Quote from: Jared on Thu 02/04/2009 07:23:16
*The first European to land on America wasn't Eric Somebody (he came later) but Lief Ericsson.

Eric the Red was Leif Ericsson's dad (that's why his name is Ericsson), and was the one who settled Greenland. While Leif may have been the first to make landfall on North America, the land was actually discovered a few years earlier by some other Viking guy.

All this is assuming we don't count Greenland as part of North America, as most geographers tend to do. In that case it was discovered much earlier.

InCreator

QuoteNext: The Crippen murder.

The WHAT?
I seriously doubt that international members have even slightest clue who that american doctor was or what he did.
Ted Bundy would be already a tough nut, but this...
I'm a history fan, and I've never heard about it.

Privateer Puddin'

Eh, it's well known enough I think.

Dr. Hippen murdered his wife and buried her in the basement. The police were tipped off to her disappearance and searched the house but were unable to find anything. It was only until Hippen fled that they searched again, that time finding the body. A wireless telegram was sent once Hippen (and his lover dressed as a boy) were spotted fleeing to Canada. The police took a faster boat to Canada, and were able to meet Hippen when he arrived in Canada. I think he was relieved to be caught in the end, probably not so relieved about being hung back in london though..

It's very brief I know, I can't remember names of the ships, dates, or other names, sorry.
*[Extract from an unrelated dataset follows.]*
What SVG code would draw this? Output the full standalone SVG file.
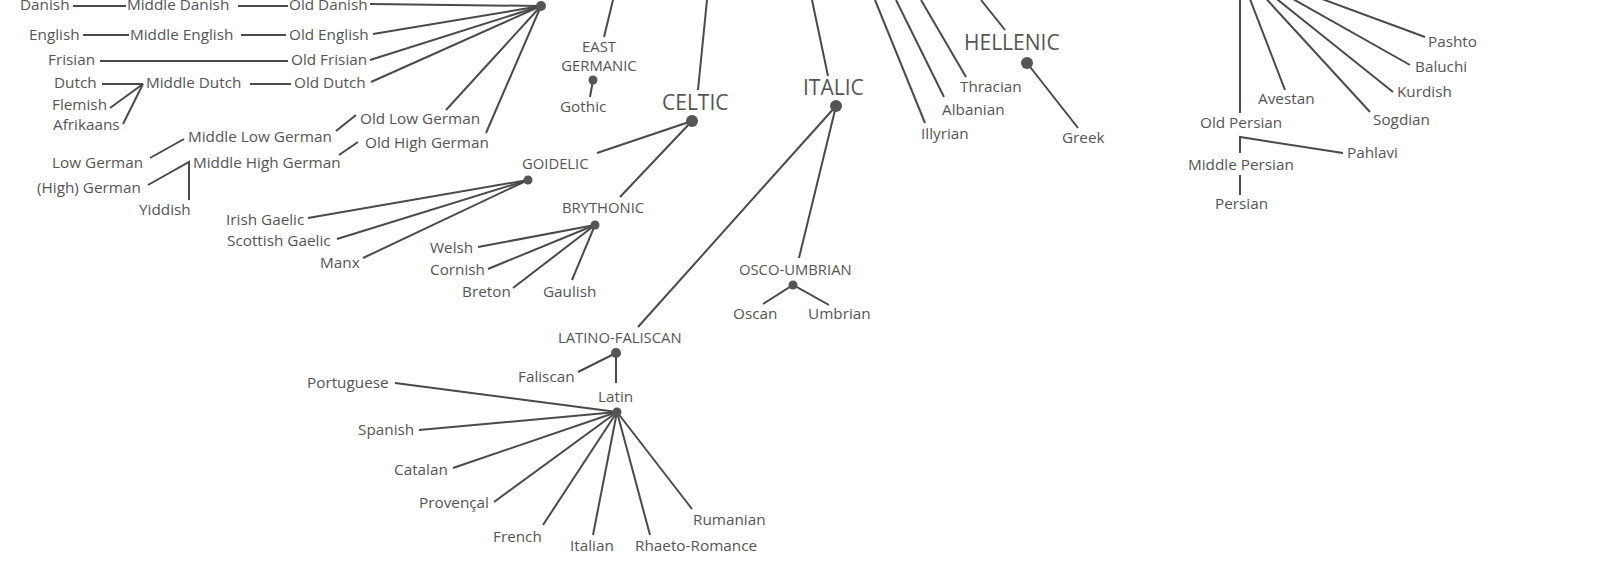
<svg xmlns="http://www.w3.org/2000/svg" width="1609" height="576" viewBox="0 0 1609 576">
<style>
text{font-family:"Open Sans","Noto Sans",sans-serif;fill:#555;font-size:15.3px}
.b{font-size:21px}
.s{font-size:14.8px}
#connectors line,#connectors polyline{stroke:#4a4a4a;stroke-width:2;fill:none}
.dot{fill:#555}
</style>
<rect width="1609" height="576" fill="#fff"/>
<g id="connectors">
<line x1="73" y1="6" x2="126" y2="6"/><line x1="238" y1="6" x2="288" y2="6"/><line x1="370" y1="4" x2="541" y2="6"/>
<line x1="83" y1="35" x2="129" y2="35"/><line x1="241" y1="35" x2="286" y2="35"/><line x1="373" y1="34" x2="541" y2="6"/>
<line x1="100" y1="61" x2="288" y2="61"/><line x1="370" y1="60" x2="541" y2="6"/>
<line x1="102" y1="84" x2="143" y2="84"/><line x1="250" y1="84" x2="291" y2="84"/><line x1="371" y1="82" x2="541" y2="6"/>
<line x1="110" y1="108" x2="143" y2="84"/><line x1="123" y1="124" x2="143" y2="84"/>
<line x1="446" y1="110" x2="541" y2="6"/><line x1="486" y1="133" x2="541" y2="6"/>
<line x1="336" y1="131" x2="356" y2="115"/><line x1="150" y1="158" x2="184" y2="139"/>
<line x1="339" y1="155" x2="358" y2="142"/>
<polyline points="148,185 189,162 189,200"/>
<line x1="604" y1="37" x2="613" y2="0"/><line x1="593" y1="80" x2="590" y2="97"/>
<line x1="698" y1="90" x2="707" y2="0"/>
<line x1="828" y1="76" x2="812" y2="0"/>
<line x1="925" y1="123" x2="875" y2="0"/><line x1="944" y1="97" x2="896" y2="0"/><line x1="966" y1="77" x2="921" y2="0"/>
<line x1="1005" y1="30" x2="981" y2="0"/><line x1="1027" y1="63" x2="1078" y2="128"/>
<line x1="692" y1="121" x2="597" y2="153"/><line x1="692" y1="121" x2="620" y2="197"/>
<line x1="528" y1="180" x2="308" y2="218"/><line x1="528" y1="180" x2="337" y2="239"/><line x1="528" y1="180" x2="363" y2="258"/>
<line x1="595" y1="225" x2="478" y2="247"/><line x1="595" y1="225" x2="488" y2="269"/><line x1="595" y1="225" x2="513" y2="288"/><line x1="595" y1="225" x2="572" y2="280"/>
<line x1="836" y1="106" x2="799" y2="258"/><line x1="836" y1="106" x2="638" y2="327"/>
<polyline points="763,304 793,285 829,305"/>
<line x1="578" y1="372" x2="616" y2="353"/><line x1="616" y1="353" x2="616" y2="383"/>
<line x1="617" y1="412" x2="395" y2="383"/><line x1="617" y1="412" x2="419" y2="430"/><line x1="617" y1="412" x2="453" y2="468"/><line x1="617" y1="412" x2="494" y2="502"/><line x1="617" y1="412" x2="543" y2="525"/><line x1="617" y1="412" x2="593" y2="535"/><line x1="617" y1="412" x2="650" y2="535"/><line x1="617" y1="412" x2="692" y2="509"/>
<line x1="1240" y1="0" x2="1240" y2="113"/>
<line x1="1238" y1="-32" x2="1285" y2="90"/><line x1="1238" y1="-32" x2="1370" y2="112"/><line x1="1238" y1="-32" x2="1393" y2="92"/><line x1="1238" y1="-32" x2="1410" y2="65"/><line x1="1238" y1="-32" x2="1425" y2="37"/>
<polyline points="1240,153 1240,137 1343,153"/>
<line x1="1240" y1="175" x2="1240" y2="195"/>
</g>
<g id="dots">
<circle class="dot" cx="541" cy="6" r="5"/><circle class="dot" cx="593" cy="80" r="4.5"/><circle class="dot" cx="692" cy="121" r="6"/><circle class="dot" cx="836" cy="106" r="6"/><circle class="dot" cx="1027" cy="63" r="6"/><circle class="dot" cx="528" cy="180" r="4.5"/><circle class="dot" cx="595" cy="225" r="4.5"/><circle class="dot" cx="793" cy="285" r="4.5"/><circle class="dot" cx="616" cy="353" r="5"/><circle class="dot" cx="617" cy="412" r="4.5"/>
</g>
<g id="germanic">
<text x="20" y="10">Danish</text><text x="127" y="10">Middle Danish</text><text x="289" y="10">Old Danish</text>
<text x="29" y="40">English</text><text x="130" y="40">Middle English</text><text x="289" y="40">Old English</text>
<text x="48" y="65">Frisian</text><text x="291" y="65">Old Frisian</text>
<text x="54" y="88">Dutch</text><text x="146" y="88">Middle Dutch</text><text x="294" y="88">Old Dutch</text>
<text x="52" y="110">Flemish</text><text x="53" y="130">Afrikaans</text>
<text x="360" y="124">Old Low German</text><text x="365" y="148">Old High German</text>
<text x="188" y="142">Middle Low German</text><text x="193" y="168">Middle High German</text>
<text x="52" y="168">Low German</text><text x="37" y="193">(High) German</text><text x="139" y="215">Yiddish</text>
<text class="s" x="599" y="52" text-anchor="middle">EAST</text><text class="s" x="599" y="71" text-anchor="middle">GERMANIC</text>
<text x="560" y="112">Gothic</text>
</g>
<g id="celtic">
<text class="b" x="662" y="110">CELTIC</text>
<text class="s" x="522" y="169">GOIDELIC</text>
<text x="226" y="225">Irish Gaelic</text><text x="227" y="246">Scottish Gaelic</text><text x="320" y="268">Manx</text>
<text class="s" x="562" y="213">BRYTHONIC</text>
<text x="430" y="253">Welsh</text><text x="430" y="275">Cornish</text><text x="462" y="297">Breton</text><text x="543" y="297">Gaulish</text>
</g>
<g id="italic">
<text class="b" x="803" y="95">ITALIC</text>
<text class="s" x="739" y="275">OSCO-UMBRIAN</text>
<text x="733" y="319">Oscan</text><text x="808" y="319">Umbrian</text>
<text class="s" x="558" y="343">LATINO-FALISCAN</text>
<text x="518" y="382">Faliscan</text><text x="598" y="402">Latin</text>
<text x="307" y="388">Portuguese</text><text x="358" y="435">Spanish</text><text x="394" y="475">Catalan</text><text x="419" y="508">Provençal</text><text x="493" y="542">French</text><text x="570" y="551">Italian</text><text x="635" y="551">Rhaeto-Romance</text><text x="693" y="525">Rumanian</text>
</g>
<g id="others">
<text x="921" y="139">Illyrian</text><text x="942" y="115">Albanian</text><text x="960" y="92">Thracian</text>
<text class="b" x="964" y="50">HELLENIC</text><text x="1062" y="143">Greek</text>
</g>
<g id="iranian">
<text x="1200" y="128">Old Persian</text><text x="1258" y="104">Avestan</text><text x="1373" y="125">Sogdian</text><text x="1397" y="97">Kurdish</text><text x="1415" y="72">Baluchi</text><text x="1428" y="47">Pashto</text>
<text x="1347" y="158">Pahlavi</text><text x="1188" y="170">Middle Persian</text><text x="1215" y="209">Persian</text>
</g>
</svg>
Next: (this might be too recent, if so, ignore it!) The O. J. Simpson Murders

Ponch

Just a quick bit about Disney before we take the plunge into OJ.

The famous Disney signature that's part of the logo -- It's not Walt Disney's! It was done by either one of his animators or by one of his secretaries.

Also, Disney was such a control freak that he made his employees clock in and out for everything. Even if they just got up to open a window or get a drink of water.